C’est un corps à corps, une empoignade physique et psychique au sein d’un couple. La scène se déroule dans une cuisine. Dans cet univers clos, le texte ciselé d’Ivan Viripaev, taillade le duo, le mitonne.
Une joute infernale
Il est cinq heures du matin, depuis la soirée un couple se bat et se débat. Malgré l’épuisement, il veut s’expliquer jusqu’au bout, dans une joute infernale. Werner et Barbara se sont mariés voilà 7 ans. Le premier parle de crédit soldé et d’une possibilité d’enfant. L’autre, de douleur. C’est l’incompréhension totale. Le combat dure depuis 7 heures déjà. Aucun des adversaires ne peut, ne veut quitter le ring malgré les uppercuts. Il faut aller jusqu’au terme de la bataille, pour essayer de franchir cette ligne que Barbara nomme « la ligne solaire ». Le soleil l’a tracée un matin sur le corps de Werner et l’a scindé en deux parties.

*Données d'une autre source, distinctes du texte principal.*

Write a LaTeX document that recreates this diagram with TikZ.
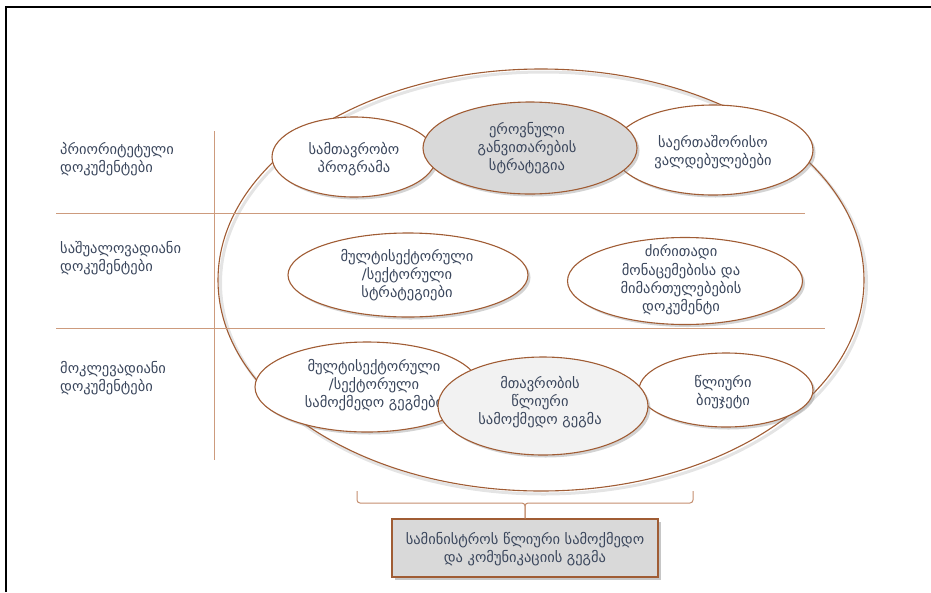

C’est une révélation. Elle s’aperçoit qu’elle peut fusionner avec l’une mais que c’est impossible avec l’autre.
La voie de la destruction
Barbara et Werner vont tenter de franchir cette ligne solaire via la destruction. Aurélia Arto et Bruno Blairet sont très convaincants. Deux plans de travail servent tantôt à les réunir ou les séparer. Leur jeu est un subtil mélange d’ambiguïté et d’ironie. Il révèle la complexité des sentiments. Comme en période de rut, ces deux animaux ne se font aucun cadeau. Rien ne peut les détourner de leurs objectifs. Les mots frappent, cognent, tabassent. Chacun veut à la fois partir et rester. Malgré la fatigue, le dégoût, ils s’accrochent au désir de s’expliquer jusqu’au bout de la nuit entre revers liftés et balles coupées.
Happy end
Après cette nuit de lutte, la cuisine n’est plus qu’un espace dévasté. Mais à l’arrière-plan un ruban lumineux blanc se déploie. Grâce à lui le couple va parvenir à entrer en contact. Le lutte infernale pour franchir la « ligne solaire » qui sépare les deux êtres cesse. Progressivement le chemin s’ouvre vers l’autre. Les ressorts enfouis de l’amour dépassent les impasses du couple. L’amour est régénéré au cœur du théâtre.
Joël BARCY
«La Ligne solaire» d’Ivan Viripaev, dans une mise en scène Clément Poirée.